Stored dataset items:
____________

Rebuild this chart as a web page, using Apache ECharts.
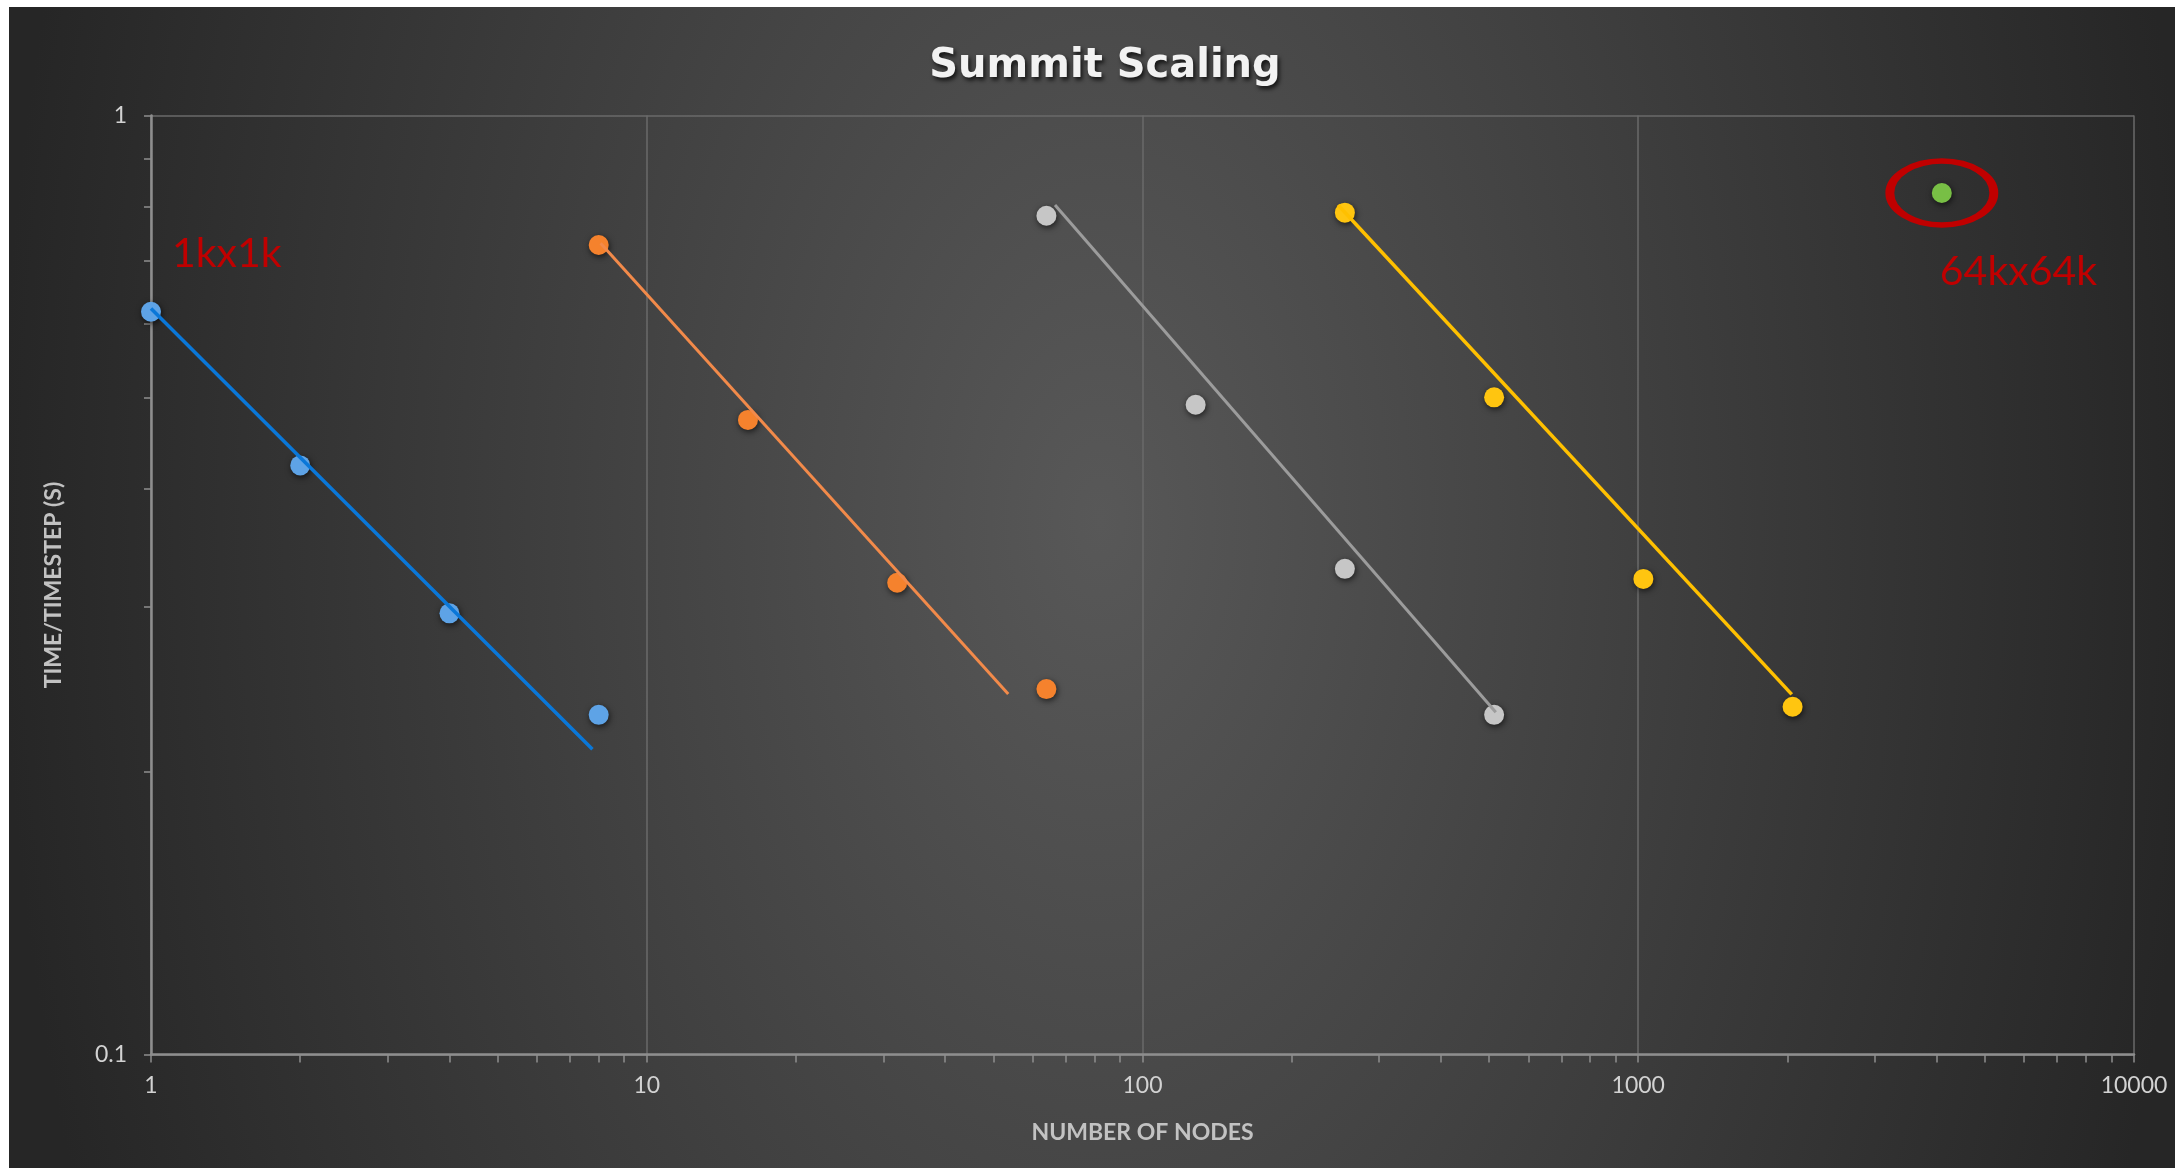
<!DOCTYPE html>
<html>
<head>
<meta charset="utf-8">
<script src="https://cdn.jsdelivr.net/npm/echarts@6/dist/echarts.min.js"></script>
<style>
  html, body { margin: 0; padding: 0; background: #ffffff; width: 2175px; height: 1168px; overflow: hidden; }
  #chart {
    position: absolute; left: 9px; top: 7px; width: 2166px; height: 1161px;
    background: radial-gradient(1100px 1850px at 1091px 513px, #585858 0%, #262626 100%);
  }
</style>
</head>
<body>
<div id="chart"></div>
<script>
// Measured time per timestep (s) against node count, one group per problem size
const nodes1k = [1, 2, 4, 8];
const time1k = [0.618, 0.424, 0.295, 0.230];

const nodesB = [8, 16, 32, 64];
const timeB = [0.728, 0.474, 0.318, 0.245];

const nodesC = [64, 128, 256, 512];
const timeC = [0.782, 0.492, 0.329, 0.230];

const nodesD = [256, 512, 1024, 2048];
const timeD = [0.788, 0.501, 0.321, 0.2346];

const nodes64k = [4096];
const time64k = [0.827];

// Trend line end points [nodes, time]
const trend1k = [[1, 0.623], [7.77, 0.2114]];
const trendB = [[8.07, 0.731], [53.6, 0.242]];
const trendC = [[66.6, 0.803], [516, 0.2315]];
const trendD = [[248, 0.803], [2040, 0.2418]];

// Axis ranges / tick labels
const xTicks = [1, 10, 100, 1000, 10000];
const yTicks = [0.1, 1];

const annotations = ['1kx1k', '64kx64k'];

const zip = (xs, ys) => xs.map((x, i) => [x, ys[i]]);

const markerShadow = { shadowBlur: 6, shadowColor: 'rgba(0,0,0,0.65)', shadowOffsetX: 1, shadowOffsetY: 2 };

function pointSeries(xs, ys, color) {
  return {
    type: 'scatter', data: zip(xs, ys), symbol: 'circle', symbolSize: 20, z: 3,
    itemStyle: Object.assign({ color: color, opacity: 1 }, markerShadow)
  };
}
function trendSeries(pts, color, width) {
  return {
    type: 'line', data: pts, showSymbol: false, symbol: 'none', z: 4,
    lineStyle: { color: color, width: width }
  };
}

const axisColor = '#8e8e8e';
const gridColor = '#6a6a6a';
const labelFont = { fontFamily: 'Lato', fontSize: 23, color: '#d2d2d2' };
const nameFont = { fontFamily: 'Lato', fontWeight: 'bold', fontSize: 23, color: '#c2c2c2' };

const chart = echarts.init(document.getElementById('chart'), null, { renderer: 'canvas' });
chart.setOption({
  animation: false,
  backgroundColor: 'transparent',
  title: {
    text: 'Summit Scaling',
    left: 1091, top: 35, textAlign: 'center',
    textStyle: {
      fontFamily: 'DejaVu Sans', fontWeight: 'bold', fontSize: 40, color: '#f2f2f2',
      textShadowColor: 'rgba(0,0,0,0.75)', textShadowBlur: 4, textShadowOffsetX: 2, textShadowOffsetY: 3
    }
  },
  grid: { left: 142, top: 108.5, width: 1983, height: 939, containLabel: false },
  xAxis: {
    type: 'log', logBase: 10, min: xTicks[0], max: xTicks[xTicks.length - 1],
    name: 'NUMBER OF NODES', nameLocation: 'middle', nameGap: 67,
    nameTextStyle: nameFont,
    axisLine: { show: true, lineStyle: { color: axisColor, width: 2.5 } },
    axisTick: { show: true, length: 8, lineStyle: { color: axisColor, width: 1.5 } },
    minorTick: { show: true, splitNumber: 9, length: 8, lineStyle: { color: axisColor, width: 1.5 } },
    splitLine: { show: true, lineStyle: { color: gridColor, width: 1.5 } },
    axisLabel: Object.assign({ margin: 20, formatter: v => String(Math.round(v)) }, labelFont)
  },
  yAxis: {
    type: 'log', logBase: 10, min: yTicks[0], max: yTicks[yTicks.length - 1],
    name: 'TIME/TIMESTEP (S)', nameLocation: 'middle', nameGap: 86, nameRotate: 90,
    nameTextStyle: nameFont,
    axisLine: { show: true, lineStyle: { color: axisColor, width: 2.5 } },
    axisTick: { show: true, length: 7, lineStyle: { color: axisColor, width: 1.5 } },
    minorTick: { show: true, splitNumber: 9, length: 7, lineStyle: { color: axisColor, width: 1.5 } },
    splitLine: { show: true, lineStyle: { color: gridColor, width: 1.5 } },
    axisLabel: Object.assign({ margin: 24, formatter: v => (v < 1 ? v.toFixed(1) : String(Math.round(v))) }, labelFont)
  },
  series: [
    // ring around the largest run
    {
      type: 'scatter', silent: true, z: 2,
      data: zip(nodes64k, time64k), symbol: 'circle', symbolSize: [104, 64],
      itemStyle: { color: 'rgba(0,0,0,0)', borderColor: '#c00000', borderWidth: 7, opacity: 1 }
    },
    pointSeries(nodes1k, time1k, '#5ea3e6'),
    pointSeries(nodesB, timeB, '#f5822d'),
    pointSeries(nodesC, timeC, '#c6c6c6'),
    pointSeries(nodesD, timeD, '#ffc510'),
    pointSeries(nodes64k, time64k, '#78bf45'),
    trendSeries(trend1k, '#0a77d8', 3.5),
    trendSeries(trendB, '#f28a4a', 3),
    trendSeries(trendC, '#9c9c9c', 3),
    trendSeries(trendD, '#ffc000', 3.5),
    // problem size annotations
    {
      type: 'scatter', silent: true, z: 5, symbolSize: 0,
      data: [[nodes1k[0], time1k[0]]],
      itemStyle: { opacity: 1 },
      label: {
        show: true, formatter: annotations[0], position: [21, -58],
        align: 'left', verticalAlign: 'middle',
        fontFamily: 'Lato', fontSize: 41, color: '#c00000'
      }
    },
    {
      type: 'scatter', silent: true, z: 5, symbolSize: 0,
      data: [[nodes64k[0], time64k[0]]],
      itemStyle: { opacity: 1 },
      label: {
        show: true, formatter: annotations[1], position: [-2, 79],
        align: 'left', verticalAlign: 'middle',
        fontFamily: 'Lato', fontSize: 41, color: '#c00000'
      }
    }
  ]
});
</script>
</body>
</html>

____________

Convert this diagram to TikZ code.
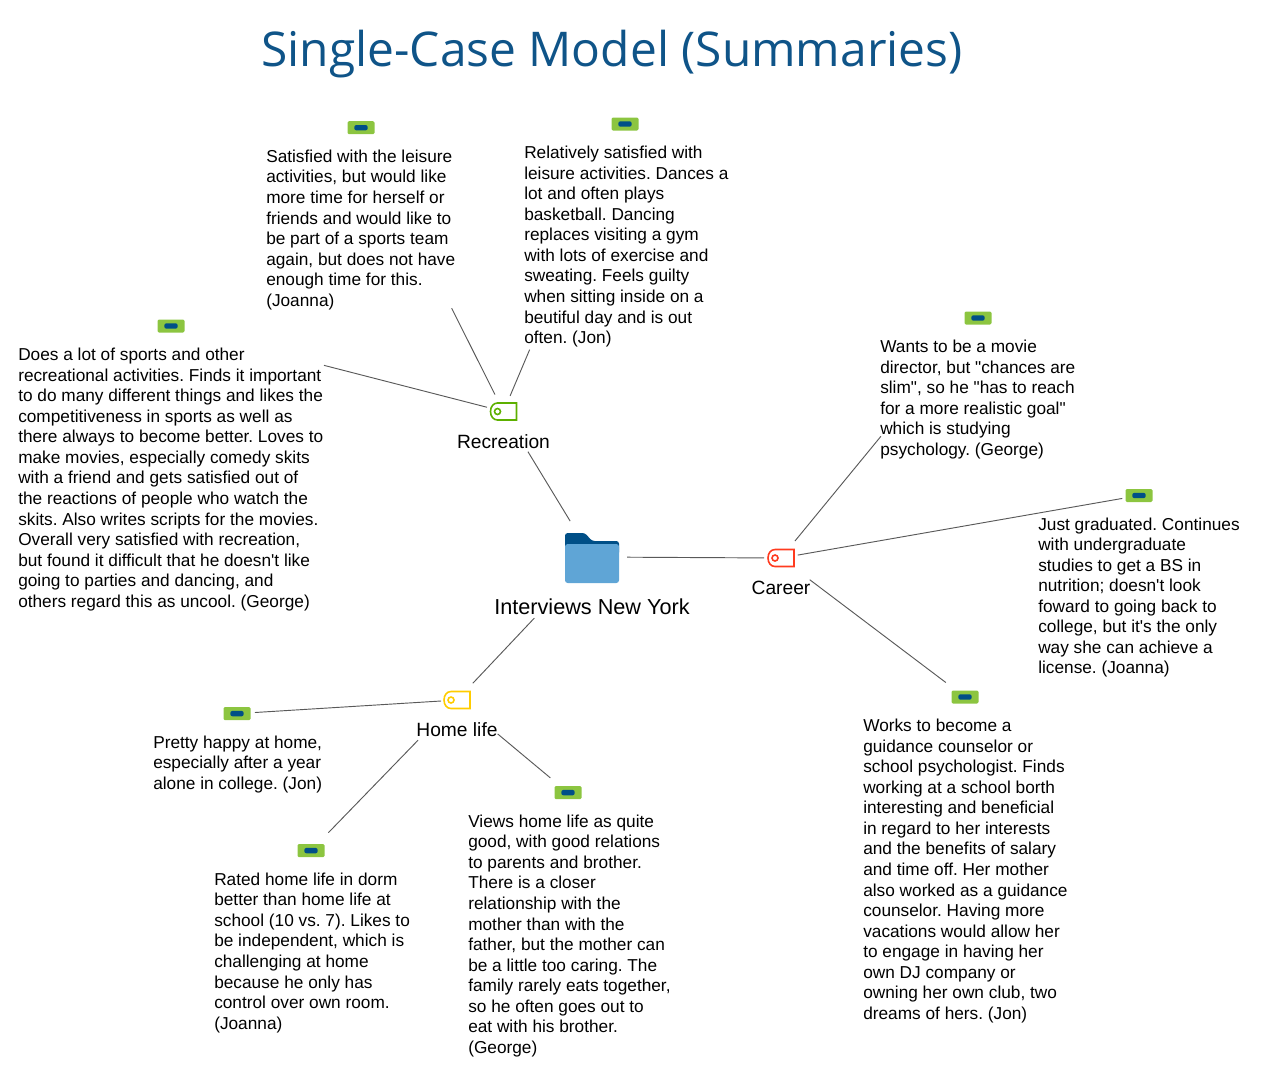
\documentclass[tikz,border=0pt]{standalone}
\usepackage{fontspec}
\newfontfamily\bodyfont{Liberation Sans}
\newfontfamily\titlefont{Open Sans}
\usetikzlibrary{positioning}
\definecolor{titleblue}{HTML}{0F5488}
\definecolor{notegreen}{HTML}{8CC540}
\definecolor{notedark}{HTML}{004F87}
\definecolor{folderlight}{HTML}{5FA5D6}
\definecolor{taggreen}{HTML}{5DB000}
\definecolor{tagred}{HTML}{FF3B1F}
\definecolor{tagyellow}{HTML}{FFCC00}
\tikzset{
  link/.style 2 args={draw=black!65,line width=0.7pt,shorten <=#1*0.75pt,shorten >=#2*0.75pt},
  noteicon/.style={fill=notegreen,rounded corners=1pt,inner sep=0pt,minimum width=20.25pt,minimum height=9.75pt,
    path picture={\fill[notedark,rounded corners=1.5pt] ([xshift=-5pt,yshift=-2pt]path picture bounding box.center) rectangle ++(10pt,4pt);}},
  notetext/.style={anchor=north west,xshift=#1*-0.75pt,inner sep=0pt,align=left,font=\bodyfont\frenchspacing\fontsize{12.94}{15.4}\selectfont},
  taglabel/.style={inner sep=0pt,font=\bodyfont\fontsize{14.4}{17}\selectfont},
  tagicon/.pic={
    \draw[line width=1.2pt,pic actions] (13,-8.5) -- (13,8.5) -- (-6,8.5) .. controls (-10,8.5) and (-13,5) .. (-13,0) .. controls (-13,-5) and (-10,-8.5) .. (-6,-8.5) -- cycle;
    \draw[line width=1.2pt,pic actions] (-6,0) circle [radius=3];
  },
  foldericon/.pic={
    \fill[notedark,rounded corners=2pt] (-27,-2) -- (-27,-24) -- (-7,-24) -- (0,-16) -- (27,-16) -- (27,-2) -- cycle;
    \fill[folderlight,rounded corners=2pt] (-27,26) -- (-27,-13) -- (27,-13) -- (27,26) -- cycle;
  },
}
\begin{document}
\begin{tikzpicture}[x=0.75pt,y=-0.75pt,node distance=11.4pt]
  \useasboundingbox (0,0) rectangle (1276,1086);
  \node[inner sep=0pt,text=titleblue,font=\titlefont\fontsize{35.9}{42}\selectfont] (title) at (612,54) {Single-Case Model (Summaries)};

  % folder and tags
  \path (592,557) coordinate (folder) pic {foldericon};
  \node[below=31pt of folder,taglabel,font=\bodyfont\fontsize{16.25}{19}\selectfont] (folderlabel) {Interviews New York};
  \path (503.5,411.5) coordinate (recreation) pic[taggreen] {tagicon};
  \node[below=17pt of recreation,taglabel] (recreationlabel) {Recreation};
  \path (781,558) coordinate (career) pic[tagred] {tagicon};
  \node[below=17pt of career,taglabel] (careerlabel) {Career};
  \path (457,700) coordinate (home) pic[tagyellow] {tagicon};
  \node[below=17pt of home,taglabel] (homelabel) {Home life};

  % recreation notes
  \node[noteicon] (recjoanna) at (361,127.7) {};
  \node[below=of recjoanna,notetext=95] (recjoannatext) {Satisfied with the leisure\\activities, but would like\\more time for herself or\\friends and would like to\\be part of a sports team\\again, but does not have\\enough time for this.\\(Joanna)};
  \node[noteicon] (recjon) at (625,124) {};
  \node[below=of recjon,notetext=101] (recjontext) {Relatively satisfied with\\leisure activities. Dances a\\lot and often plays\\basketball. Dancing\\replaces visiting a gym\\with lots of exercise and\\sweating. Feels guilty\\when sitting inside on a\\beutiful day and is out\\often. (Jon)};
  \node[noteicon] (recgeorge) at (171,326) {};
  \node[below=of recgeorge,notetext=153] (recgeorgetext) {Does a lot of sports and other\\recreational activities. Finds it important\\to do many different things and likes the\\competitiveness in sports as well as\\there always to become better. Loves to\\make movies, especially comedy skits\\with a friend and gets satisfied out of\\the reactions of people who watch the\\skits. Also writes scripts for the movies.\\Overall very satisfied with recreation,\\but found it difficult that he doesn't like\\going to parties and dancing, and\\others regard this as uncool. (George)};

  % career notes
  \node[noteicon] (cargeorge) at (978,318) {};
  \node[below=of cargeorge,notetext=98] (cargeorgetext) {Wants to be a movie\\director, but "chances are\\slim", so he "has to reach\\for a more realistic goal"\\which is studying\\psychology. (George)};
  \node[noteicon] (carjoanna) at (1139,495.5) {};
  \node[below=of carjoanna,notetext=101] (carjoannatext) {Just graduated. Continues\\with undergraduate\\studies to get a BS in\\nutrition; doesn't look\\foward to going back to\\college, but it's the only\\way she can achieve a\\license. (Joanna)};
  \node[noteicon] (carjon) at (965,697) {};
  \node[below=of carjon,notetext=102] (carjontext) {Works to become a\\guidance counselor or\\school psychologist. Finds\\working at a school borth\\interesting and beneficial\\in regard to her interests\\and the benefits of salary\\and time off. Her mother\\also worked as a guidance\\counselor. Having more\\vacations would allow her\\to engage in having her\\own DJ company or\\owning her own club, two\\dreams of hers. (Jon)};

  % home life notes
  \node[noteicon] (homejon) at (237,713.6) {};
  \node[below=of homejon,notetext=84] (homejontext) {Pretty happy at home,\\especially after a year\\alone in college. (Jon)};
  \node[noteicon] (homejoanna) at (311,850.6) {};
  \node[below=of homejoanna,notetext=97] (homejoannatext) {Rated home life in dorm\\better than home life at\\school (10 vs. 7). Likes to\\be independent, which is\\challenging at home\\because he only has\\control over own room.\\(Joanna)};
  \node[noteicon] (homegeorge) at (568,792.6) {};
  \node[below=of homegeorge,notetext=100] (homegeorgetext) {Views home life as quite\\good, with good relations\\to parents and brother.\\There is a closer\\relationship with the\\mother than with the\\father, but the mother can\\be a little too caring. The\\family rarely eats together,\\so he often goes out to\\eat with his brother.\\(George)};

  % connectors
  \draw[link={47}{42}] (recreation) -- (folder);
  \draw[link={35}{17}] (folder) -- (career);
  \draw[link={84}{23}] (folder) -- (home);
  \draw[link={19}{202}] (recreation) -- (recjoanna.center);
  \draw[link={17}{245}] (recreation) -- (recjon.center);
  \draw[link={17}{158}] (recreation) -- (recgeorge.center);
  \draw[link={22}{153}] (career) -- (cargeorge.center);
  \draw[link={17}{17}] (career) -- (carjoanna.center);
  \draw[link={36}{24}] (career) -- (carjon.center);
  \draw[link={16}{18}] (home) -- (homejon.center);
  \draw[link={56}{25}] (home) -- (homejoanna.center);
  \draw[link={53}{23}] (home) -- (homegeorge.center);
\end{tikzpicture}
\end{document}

____________

EXERCISE DESCRIPTION>
Keep to the lines between the line with "Rebuild this chart" and the line with "1, shadowOffsetY: 2", inclusive, and transcribe them without pictures.

EXERCISE RESPONSE>
Rebuild this chart as a web page, using Apache ECharts.
<!DOCTYPE html>
<html>
<head>
<meta charset="utf-8">
<script src="https://cdn.jsdelivr.net/npm/echarts@6/dist/echarts.min.js"></script>
<style>
  html, body { margin: 0; padding: 0; background: #ffffff; width: 2175px; height: 1168px; overflow: hidden; }
  #chart {
    position: absolute; left: 9px; top: 7px; width: 2166px; height: 1161px;
    background: radial-gradient(1100px 1850px at 1091px 513px, #585858 0%, #262626 100%);
  }
</style>
</head>
<body>
<div id="chart"></div>
<script>
// Measured time per timestep (s) against node count, one group per problem size
const nodes1k = [1, 2, 4, 8];
const time1k = [0.618, 0.424, 0.295, 0.230];

const nodesB = [8, 16, 32, 64];
const timeB = [0.728, 0.474, 0.318, 0.245];

const nodesC = [64, 128, 256, 512];
const timeC = [0.782, 0.492, 0.329, 0.230];

const nodesD = [256, 512, 1024, 2048];
const timeD = [0.788, 0.501, 0.321, 0.2346];

const nodes64k = [4096];
const time64k = [0.827];

// Trend line end points [nodes, time]
const trend1k = [[1, 0.623], [7.77, 0.2114]];
const trendB = [[8.07, 0.731], [53.6, 0.242]];
const trendC = [[66.6, 0.803], [516, 0.2315]];
const trendD = [[248, 0.803], [2040, 0.2418]];

// Axis ranges / tick labels
const xTicks = [1, 10, 100, 1000, 10000];
const yTicks = [0.1, 1];

const annotations = ['1kx1k', '64kx64k'];

const zip = (xs, ys) => xs.map((x, i) => [x, ys[i]]);

const markerShadow = { shadowBlur: 6, shadowColor: 'rgba(0,0,0,0.65)', shadowOffsetX: 1, shadowOffsetY: 2 };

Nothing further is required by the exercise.